Supplied information:
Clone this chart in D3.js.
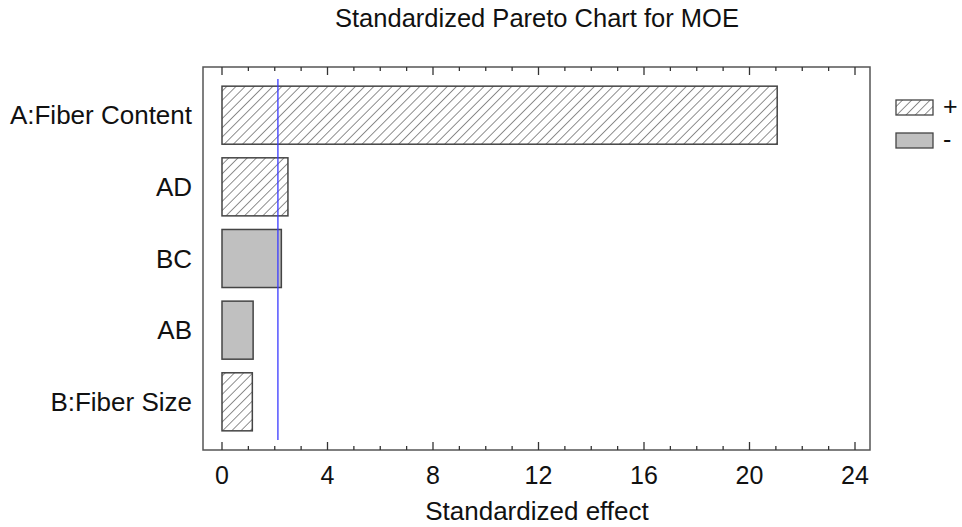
<!DOCTYPE html>
<html><head><meta charset="utf-8">
<script src="https://cdn.jsdelivr.net/npm/d3@7"></script>
<style>
html,body{margin:0;padding:0;background:#fff;}
text{font-family:"Liberation Sans",Arial,sans-serif;fill:#111;}
</style></head>
<body>
<svg id="chart" width="962" height="527"></svg>
<script>
const categories = ["A:Fiber Content","AD","BC","AB","B:Fiber Size"];
const effects = [21.05, 2.5, 2.25, 1.18, 1.15];
const signs = ["+","+","-","-","+"];
const criticalValue = 2.12;
const xTicks = [0,4,8,12,16,20,24];
const legendItems = ["+","-"];
const title = "Standardized Pareto Chart for MOE";
const xTitle = "Standardized effect";

const svg = d3.select("#chart");
const box = {left:203, right:870, top:67, bottom:450};

const defs = svg.append("defs");
const pat = defs.append("pattern").attr("id","hatch").attr("patternUnits","userSpaceOnUse")
  .attr("width",6.5).attr("height",6.5).attr("patternTransform","rotate(45)");
pat.append("rect").attr("width",6.5).attr("height",6.5).attr("fill","#fff");
pat.append("line").attr("x1",0).attr("y1",0).attr("x2",0).attr("y2",6.5)
  .attr("stroke","#333").attr("stroke-width",1.1);

const x = d3.scaleLinear().domain([0,24]).range([222,855]);
const y = d3.scaleBand().domain(categories).range([79,438]).paddingInner(0.19).paddingOuter(0.1);

// frame
svg.append("rect").attr("x",box.left).attr("y",box.top)
  .attr("width",box.right-box.left).attr("height",box.bottom-box.top)
  .attr("fill","none").attr("stroke","#555").attr("stroke-width",1.5);

// ticks
const minor = d3.range(0,25,1);
const gt = svg.append("g");
minor.forEach(v=>{
  const major = v%4===0;
  const len = major?8:4;
  gt.append("line").attr("x1",x(v)).attr("x2",x(v)).attr("y1",box.bottom).attr("y2",box.bottom-len)
    .attr("stroke","#333").attr("stroke-width",1.3);
  gt.append("line").attr("x1",x(v)).attr("x2",x(v)).attr("y1",box.top).attr("y2",box.top+len)
    .attr("stroke","#333").attr("stroke-width",1.3);
});
svg.append("g").selectAll("text").data(xTicks).join("text")
  .attr("x",d=>x(d)).attr("y",484).attr("text-anchor","middle")
  .attr("font-size",25).text(d=>d);

// bars
svg.append("g").selectAll("rect").data(categories).join("rect")
  .attr("x",x(0)).attr("y",d=>y(d))
  .attr("width",(d,i)=>x(effects[i])-x(0)).attr("height",y.bandwidth())
  .attr("fill",(d,i)=>signs[i]==="+"?"url(#hatch)":"#c0c0c0")
  .attr("stroke","#444").attr("stroke-width",1.5);

// category labels
svg.append("g").selectAll("text").data(categories).join("text")
  .attr("x",192).attr("y",d=>y(d)+y.bandwidth()/2+9).attr("text-anchor","end")
  .attr("font-size",26).text(d=>d);

// critical line
svg.append("line").attr("x1",x(criticalValue)).attr("x2",x(criticalValue))
  .attr("y1",79).attr("y2",440).attr("stroke","#3a3aff").attr("stroke-width",1.3);

// legend
const lg = svg.append("g");
legendItems.forEach((s,i)=>{
  const yy = 100 + i*33;
  lg.append("rect").attr("x",896).attr("y",yy).attr("width",37).attr("height",15)
    .attr("fill",s==="+"?"url(#hatch)":"#c0c0c0").attr("stroke","#444").attr("stroke-width",1.3);
  lg.append("text").attr("x",943).attr("y",yy+15).attr("font-size",25).text(s);
});

// titles
svg.append("text").attr("x",537).attr("y",27).attr("text-anchor","middle").attr("font-size",25.5).text(title);
svg.append("text").attr("x",537).attr("y",520).attr("text-anchor","middle").attr("font-size",26).text(xTitle);
</script>
</body></html>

What this task involves: Reproduce all of the material above word for word. Omit the pictures.

Reply to the exercise:
Clone this chart in D3.js.
<!DOCTYPE html>
<html><head><meta charset="utf-8">
<script src="https://cdn.jsdelivr.net/npm/d3@7"></script>
<style>
html,body{margin:0;padding:0;background:#fff;}
text{font-family:"Liberation Sans",Arial,sans-serif;fill:#111;}
</style></head>
<body>
<svg id="chart" width="962" height="527"></svg>
<script>
const categories = ["A:Fiber Content","AD","BC","AB","B:Fiber Size"];
const effects = [21.05, 2.5, 2.25, 1.18, 1.15];
const signs = ["+","+","-","-","+"];
const criticalValue = 2.12;
const xTicks = [0,4,8,12,16,20,24];
const legendItems = ["+","-"];
const title = "Standardized Pareto Chart for MOE";
const xTitle = "Standardized effect";

const svg = d3.select("#chart");
const box = {left:203, right:870, top:67, bottom:450};

const defs = svg.append("defs");
const pat = defs.append("pattern").attr("id","hatch").attr("patternUnits","userSpaceOnUse")
  .attr("width",6.5).attr("height",6.5).attr("patternTransform","rotate(45)");
pat.append("rect").attr("width",6.5).attr("height",6.5).attr("fill","#fff");
pat.append("line").attr("x1",0).attr("y1",0).attr("x2",0).attr("y2",6.5)
  .attr("stroke","#333").attr("stroke-width",1.1);

const x = d3.scaleLinear().domain([0,24]).range([222,855]);
const y = d3.scaleBand().domain(categories).range([79,438]).paddingInner(0.19).paddingOuter(0.1);

// frame
svg.append("rect").attr("x",box.left).attr("y",box.top)
  .attr("width",box.right-box.left).attr("height",box.bottom-box.top)
  .attr("fill","none").attr("stroke","#555").attr("stroke-width",1.5);

// ticks
const minor = d3.range(0,25,1);
const gt = svg.append("g");
minor.forEach(v=>{
  const major = v%4===0;
  const len = major?8:4;
  gt.append("line").attr("x1",x(v)).attr("x2",x(v)).attr("y1",box.bottom).attr("y2",box.bottom-len)
    .attr("stroke","#333").attr("stroke-width",1.3);
  gt.append("line").attr("x1",x(v)).attr("x2",x(v)).attr("y1",box.top).attr("y2",box.top+len)
    .attr("stroke","#333").attr("stroke-width",1.3);
});
svg.append("g").selectAll("text").data(xTicks).join("text")
  .attr("x",d=>x(d)).attr("y",484).attr("text-anchor","middle")
  .attr("font-size",25).text(d=>d);

// bars
svg.append("g").selectAll("rect").data(categories).join("rect")
  .attr("x",x(0)).attr("y",d=>y(d))
  .attr("width",(d,i)=>x(effects[i])-x(0)).attr("height",y.bandwidth())
  .attr("fill",(d,i)=>signs[i]==="+"?"url(#hatch)":"#c0c0c0")
  .attr("stroke","#444").attr("stroke-width",1.5);

// category labels
svg.append("g").selectAll("text").data(categories).join("text")
  .attr("x",192).attr("y",d=>y(d)+y.bandwidth()/2+9).attr("text-anchor","end")
  .attr("font-size",26).text(d=>d);

// critical line
svg.append("line").attr("x1",x(criticalValue)).attr("x2",x(criticalValue))
  .attr("y1",79).attr("y2",440).attr("stroke","#3a3aff").attr("stroke-width",1.3);

// legend
const lg = svg.append("g");
legendItems.forEach((s,i)=>{
  const yy = 100 + i*33;
  lg.append("rect").attr("x",896).attr("y",yy).attr("width",37).attr("height",15)
    .attr("fill",s==="+"?"url(#hatch)":"#c0c0c0").attr("stroke","#444").attr("stroke-width",1.3);
  lg.append("text").attr("x",943).attr("y",yy+15).attr("font-size",25).text(s);
});

// titles
svg.append("text").attr("x",537).attr("y",27).attr("text-anchor","middle").attr("font-size",25.5).text(title);
svg.append("text").attr("x",537).attr("y",520).attr("text-anchor","middle").attr("font-size",26).text(xTitle);
</script>
</body></html>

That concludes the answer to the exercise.